Posters

Abstract

In order to study the feasibility of deploying a new type of anchor with variable buoyancy for mooring floating offshore wind turbines, a set of detailed modelling studies were performed in the state-of-the-art, Marine Simulator of the National Decommissioning Centre. Using the multi-physics simulation allows for a more economical proof-of-concept approach that will allow to fully assess the proposed deployment method and de-risk future offshore deployment. By using the proposed floating anchor, the use of heavy-lifting cranes and vessels can be avoided. Hence, reducing operational costs and complexity. Once the anchor has been towed to the deployment site, the anchor can be deployed using a simple winch from a smaller vessel. The 163 tonnes anchor has a 10m-by-10m square base and is 4.5m tall.

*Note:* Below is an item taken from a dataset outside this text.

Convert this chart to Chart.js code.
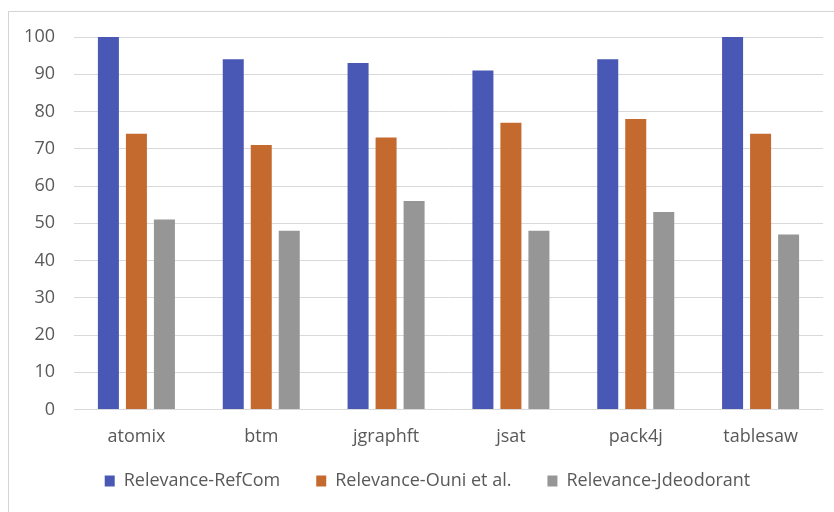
<!DOCTYPE html>
<html>
<head>
<meta charset="utf-8">
<script src="https://cdn.jsdelivr.net/npm/chart.js@4/dist/chart.umd.min.js"></script>
<style>
  html, body { margin: 0; padding: 0; background: #ffffff; }
  #frame { position: absolute; left: 8px; top: 11px; width: 900px; height: 600px;
           border-left: 1px solid #d4d4d4; border-top: 1px solid #d4d4d4; }
  #wrap { position: absolute; left: 0; top: 0; width: 834px; height: 512px; }
</style>
</head>
<body>
<div id="frame"></div>
<div id="wrap"><canvas id="c" width="834" height="512"></canvas></div>
<script>
const categories = ['atomix', 'btm', 'jgraphft', 'jsat', 'pack4j', 'tablesaw'];
const refComValues = [100, 94, 93, 91, 94, 100];
const ouniValues = [74, 71, 73, 77, 78, 74];
const jdeodorantValues = [51, 48, 56, 48, 53, 47];
const seriesNames = ['Relevance-RefCom', 'Relevance-Ouni et al.', 'Relevance-Jdeodorant'];
const yTicks = [0, 10, 20, 30, 40, 50, 60, 70, 80, 90, 100];

const FONT = { family: '"Open Sans", "DejaVu Sans", sans-serif', size: 18 };
const TEXT = '#595959';

// nudge the bottom legend box so it sits like in the original layout
const legendShift = {
  id: 'legendShift',
  afterLayout(chart) {
    const l = chart.legend;
    if (l) { l.top -= 12; l.bottom -= 12; l.left += 22; }
  }
};

new Chart(document.getElementById('c'), {
  type: 'bar',
  data: {
    labels: categories,
    datasets: [
      { label: seriesNames[0], data: refComValues, backgroundColor: '#4858B4' },
      { label: seriesNames[1], data: ouniValues, backgroundColor: '#C46A2E' },
      { label: seriesNames[2], data: jdeodorantValues, backgroundColor: '#969696' }
    ]
  },
  plugins: [legendShift],
  options: {
    responsive: false,
    animation: false,
    devicePixelRatio: 1,
    categoryPercentage: 0.673,
    barPercentage: 0.75,
    layout: { padding: { left: 10, right: 11, top: 37, bottom: 0 } },
    plugins: {
      tooltip: { enabled: false },
      legend: {
        position: 'bottom',
        labels: {
          font: FONT, color: TEXT,
          boxWidth: 10, boxHeight: 11,
          padding: 36
        }
      }
    },
    scales: {
      x: {
        grid: { display: false, drawTicks: false },
        border: { display: false },
        ticks: { font: FONT, color: TEXT, padding: 16.5, maxRotation: 0 },
        afterFit: (s) => { s.height = 38.5; }
      },
      y: {
        min: 0, max: 100,
        afterBuildTicks: (s) => { s.ticks = yTicks.map(v => ({ value: v })); },
        grid: { color: '#d9d9d9', lineWidth: 1, drawTicks: false },
        border: { display: false },
        ticks: { font: FONT, color: TEXT, padding: 19 },
        afterFit: (s) => { s.width = 64; }
      }
    }
  }
});
</script>
</body>
</html>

Firstly, a careful characterisation of the anchor’s buoyancy, is carried out. Results indicate that the anchor needs approximately 4 tonnes of ballast to ensure negative buoyancy and start sinking. The deployment is divided in two main sections: positioning the anchor under the vessel’s stern and its controlled descent to the seabed. A range of winch velocities and associated forces acting on the winch cable, along with three-dimensional anchor descent trajectory and orientation, are analysed. The ocean conditions consist of irregular waves with a JONSWAP spectrum with significant wave height of 3m and peak period of 10s. In the presence of passive heave compensation, the working load range on the winch cable decreases from 80kN at the lowest winch velocities to about 30kN for winch velocities above 0.35m/s. The faster the descent, the further the anchor drifts from its initial position. At winch velocities over 3.5m/s, the descent to the seabed takes roughly 5 minutes. In the considered range of winch velocities, the anchor rotates about its vertical axis within a range of ±20°.